## Problem description
Retype exactly the lines from the first one through the line with "direct 1 Tr", including both ends; skip any pictures.

## Dataset extract
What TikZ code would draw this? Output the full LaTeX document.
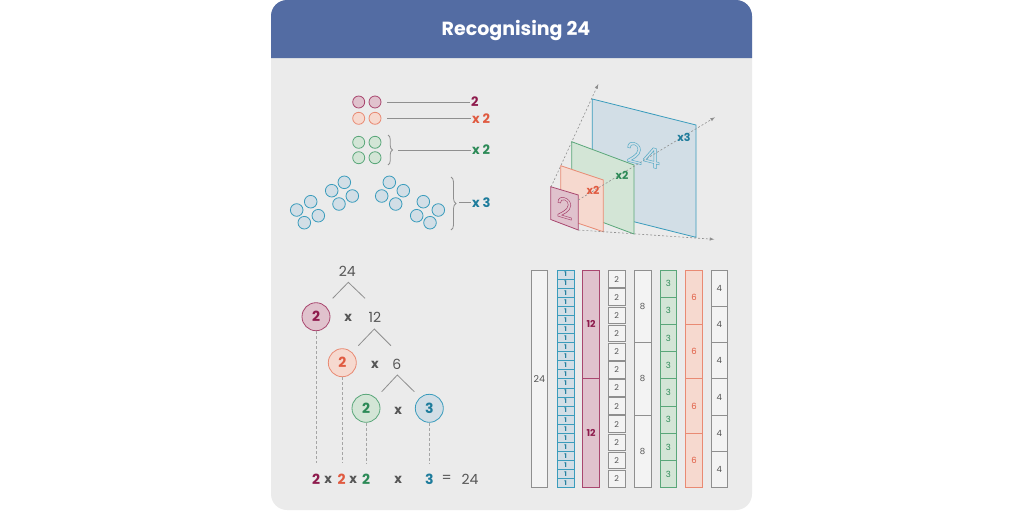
\documentclass[tikz,border=0pt]{standalone}
\usepackage{fontspec}
\setmainfont{Poppins}
\usetikzlibrary{decorations.pathreplacing, arrows.meta, positioning, calc}

\definecolor{panel}{HTML}{EBEBEB}
\definecolor{banner}{HTML}{536CA3}
\definecolor{plum}{HTML}{8E1B4D}
\definecolor{plumline}{HTML}{A9476F}
\definecolor{plumfill}{HTML}{E0C2CD}
\definecolor{coral}{HTML}{E05A40}
\definecolor{coralline}{HTML}{E98A73}
\definecolor{coralfill}{HTML}{F6D9CF}
\definecolor{leaf}{HTML}{2C8A57}
\definecolor{leafline}{HTML}{5AA77A}
\definecolor{leaffill}{HTML}{D3E5D6}
\definecolor{sea}{HTML}{1E7C9C}
\definecolor{sealine}{HTML}{3A9CBC}
\definecolor{seafill}{HTML}{D2DEE6}
\definecolor{slate}{HTML}{555555}
\definecolor{slateline}{HTML}{8F8F8F}
\definecolor{slatefill}{HTML}{F3F3F3}

\newcommand\hollow[1]{\special{pdf:literal direct 1 Tr 0.5 w}#1\special{pdf:literal direct 0 Tr}}

\begin{document}
\begin{tikzpicture}[x=1pt, y=-1pt, font=\small,
    counter/.style={circle, draw=#1line, fill=#1fill, line width=0.8pt, minimum size=12pt, inner sep=0pt},
    tag/.style={text=#1, inner sep=1pt, font=\bfseries\fontsize{13}{13}\selectfont},
    rule/.style={draw=slateline, line width=0.8pt},
    plane/.style={draw=#1line, fill=#1fill, line width=0.8pt},
    guide/.style={->, >=latex, draw=slateline, dash pattern=on 2pt off 2pt, line width=0.6pt},
    ball/.style={circle, draw=#1line, fill=#1fill, text=#1, line width=0.8pt, minimum size=28pt, inner sep=0pt, font=\bfseries\fontsize{14}{14}\selectfont},
    num/.style={text=slate, inner sep=0pt, font=\fontsize{14}{14}\selectfont},
    times/.style={text=slate, inner sep=0pt, font=\bfseries\fontsize{13}{13}\selectfont},
    branch/.style={draw=slateline, line width=0.8pt},
    drop/.style={draw=slateline!80, line width=0.6pt, dash pattern=on 3pt off 2pt},
    cell/.style={rectangle, draw=#1line, fill=#1fill, text=#1, line width=0.8pt, minimum width=16.6pt, inner sep=0pt}
]
    \useasboundingbox (0,0) rectangle (1024,512);
    % panel and title bar
    \fill[panel, rounded corners=16pt] (271,0) rectangle (752,510);
    \fill[banner] (271,58) {[rounded corners=16pt] -- (271,0) -- (752,0)} -- (752,58) -- cycle;
    \node[text=white, font=\bfseries\fontsize{19}{19}\selectfont] (title) at (516,30) {Recognising 24};

    % counters
    \node[counter=plum] (m1) at (358.7,102) {};
    \node[counter=plum] (m2) at (375,102) {};
    \node[counter=coral] (k1) at (358.7,118.3) {};
    \node[counter=coral] (k2) at (375,118.3) {};
    \node[counter=leaf] (g1) at (358.7,142.3) {};
    \node[counter=leaf] (g2) at (375,142.3) {};
    \node[counter=leaf] (g3) at (358.7,157.7) {};
    \node[counter=leaf] (g4) at (375,157.7) {};
    \foreach \p [count=\i] in {(296.7,210),(310.7,201.7),(318.3,215.7),(304.3,222.7),
        (331.7,190.7),(344.3,182.3),(352.3,196),(339,204),
        (381.7,196),(389.3,182.3),(403.3,190.7),(395.7,204),
        (416.7,215.7),(423.3,201.7),(438.3,210),(430,222.7)}
        \node[counter=sea, minimum size=12.6pt] (s\i) at \p {};

    \node[tag=plum, anchor=west] (lab-m) at (470,102) {2};
    \node[tag=coral, anchor=west] (lab-k) at (471,118.3) {x 2};
    \node[tag=leaf, anchor=west] (lab-g) at (471,150) {x 2};
    \node[tag=sea, anchor=west] (lab-s) at (471,202.7) {x 3};
    \draw[rule] ([xshift=5.7pt]m2.east) -- (lab-m.west);
    \draw[rule] ([xshift=5.7pt]k2.east) -- (lab-k.west);
    \draw[rule, decorate, decoration={brace, amplitude=4.5pt}] (388,135) -- (388,165);
    \coordinate (gbrace) at (398,150);
    \draw[rule] (gbrace) -- (lab-g.west);
    \draw[rule, decorate, decoration={brace, amplitude=5pt}] (451,177) -- (451,230);
    \coordinate (sbrace) at (459,202.7);
    \draw[rule] (sbrace) -- (lab-s.west);

    % growing squares
    \coordinate (up0) at (551,187);
    \coordinate (up1) at (598.3,84);
    \coordinate (mid0) at (578.3,200);
    \coordinate (mid1) at (715,117.3);
    \coordinate (low0) at (578.3,230);
    \coordinate (low1) at (714.3,239.3);
    \draw[guide] (up0) -- (up1);
    \filldraw[plane=sea] (592.3,99) -- (696,125) -- (696,237.3) -- (592.3,211.3) -- cycle;
    \filldraw[plane=leaf] (571.7,141.7) -- (634,165) -- (634,234) -- (571.7,210.7) -- cycle;
    \filldraw[plane=coral] (560.7,165.7) -- (603.3,180) -- (603.3,231.7) -- (560.7,217.4) -- cycle;
    \filldraw[plane=plum] (550.7,186.7) -- (578.3,195) -- (578.3,230) -- (550.7,219.5) -- cycle;
    \draw[guide] (mid0) -- (mid1);
    \draw[guide] (low0) -- (low1);
    \node[text=plumline, yslant=-0.3, font=\fontsize{28}{28}\selectfont] (big2) at (564.5,208) {\hollow{2}};
    \node[text=sealine!85, yslant=-0.25, font=\fontsize{28}{28}\selectfont] (big24) at (643,155) {\hollow{24}};
    \node[tag=coral, font=\bfseries\fontsize{11}{11}\selectfont] (x-k) at (593,190.5) {x2};
    \node[tag=leaf, font=\bfseries\fontsize{11}{11}\selectfont] (x-g) at (622,175) {x2};
    \node[tag=sea, font=\bfseries\fontsize{11}{11}\selectfont] (x-s) at (684,137.3) {x3};

    % factor tree
    \node[num] (t24) at (347.3,271) {24};
    \node[ball=plum] (p2) at (316,316.7) {2};
    \node[times] (x1) at (348.3,318.3) {x};
    \node[num] (t12) at (375,317.7) {12};
    \node[ball=coral] (c2) at (342.3,362.7) {2};
    \node[times] (x2) at (375,365) {x};
    \node[num] (t6) at (396.7,364.3) {6};
    \node[ball=leaf] (l2) at (366,408.3) {2};
    \node[times] (x3) at (398.3,410.7) {x};
    \node[ball=sea] (b3) at (429.3,408.3) {3};
    \coordinate (a1) at (348.3,282.3);
    \coordinate (a1l) at (332.7,298.3);
    \coordinate (a1r) at (365,298.3);
    \coordinate (a2) at (374.3,329);
    \coordinate (a2l) at (358.3,345.7);
    \coordinate (a2r) at (391,345.7);
    \coordinate (a3) at (397.3,375);
    \coordinate (a3l) at (381.7,391.7);
    \coordinate (a3r) at (414.3,391.7);
    \draw[branch] (a1l) -- (a1) -- (a1r);
    \draw[branch] (a2l) -- (a2) -- (a2r);
    \draw[branch] (a3l) -- (a3) -- (a3r);

    % product line
    \node[tag=plum, font=\bfseries\fontsize{14}{14}\selectfont] (e1) at (316,479) {2};
    \node[times] (ex1) at (328.3,479.5) {x};
    \node[tag=coral, font=\bfseries\fontsize{14}{14}\selectfont] (e2) at (341.7,479) {2};
    \node[times] (ex2) at (353.3,479.5) {x};
    \node[tag=leaf, font=\bfseries\fontsize{14}{14}\selectfont] (e3) at (366,479) {2};
    \node[times] (ex3) at (398.3,479.5) {x};
    \node[tag=sea, font=\bfseries\fontsize{14}{14}\selectfont] (e4) at (429.3,479) {3};
    \node[num] (eq) at (446.7,479) {=};
    \node[num] (e24) at (470,479) {24};
    \draw[drop] (p2.south) -- (p2.south |- 0,463);
    \draw[drop] (c2.south) -- (c2.south |- 0,463);
    \draw[drop] (l2.south) -- (l2.south |- 0,463);
    \draw[drop] (b3.south) -- (b3.south |- 0,463);

    % bars
    \foreach \val/\k/\c/\x/\fs/\g/\wt in {24/1/slate/531/9.5/0/\mdseries, 1/24/sea/557.3/6.5/0/\bfseries,
        12/2/plum/582.7/9.5/0/\bfseries, 2/12/slate/608.3/8/1.4/\mdseries, 8/3/slate/634.3/8.5/0/\mdseries,
        3/8/leaf/660/8.5/0/\mdseries, 6/4/coral/685.7/8.5/0/\mdseries, 4/6/slate/711/8.5/0/\mdseries} {
        \pgfmathsetmacro\h{217.7/\k}
        \foreach \i in {1,...,\k}
            \node[cell=\c, minimum height={\h pt-\g pt}, font=\wt\fontsize{\fs}{\fs}\selectfont]
                (bar\val-\i) at ({\x+8.3},{270+(\i-0.5)*\h}) {\val};
    }
\end{tikzpicture}
\end{document}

## Expected answer
What TikZ code would draw this? Output the full LaTeX document.
\documentclass[tikz,border=0pt]{standalone}
\usepackage{fontspec}
\setmainfont{Poppins}
\usetikzlibrary{decorations.pathreplacing, arrows.meta, positioning, calc}

\definecolor{panel}{HTML}{EBEBEB}
\definecolor{banner}{HTML}{536CA3}
\definecolor{plum}{HTML}{8E1B4D}
\definecolor{plumline}{HTML}{A9476F}
\definecolor{plumfill}{HTML}{E0C2CD}
\definecolor{coral}{HTML}{E05A40}
\definecolor{coralline}{HTML}{E98A73}
\definecolor{coralfill}{HTML}{F6D9CF}
\definecolor{leaf}{HTML}{2C8A57}
\definecolor{leafline}{HTML}{5AA77A}
\definecolor{leaffill}{HTML}{D3E5D6}
\definecolor{sea}{HTML}{1E7C9C}
\definecolor{sealine}{HTML}{3A9CBC}
\definecolor{seafill}{HTML}{D2DEE6}
\definecolor{slate}{HTML}{555555}
\definecolor{slateline}{HTML}{8F8F8F}
\definecolor{slatefill}{HTML}{F3F3F3}

\newcommand\hollow[1]{\special{pdf:literal direct 1 Tr 0.5 w}#1\special{pdf:literal direct 0 Tr}}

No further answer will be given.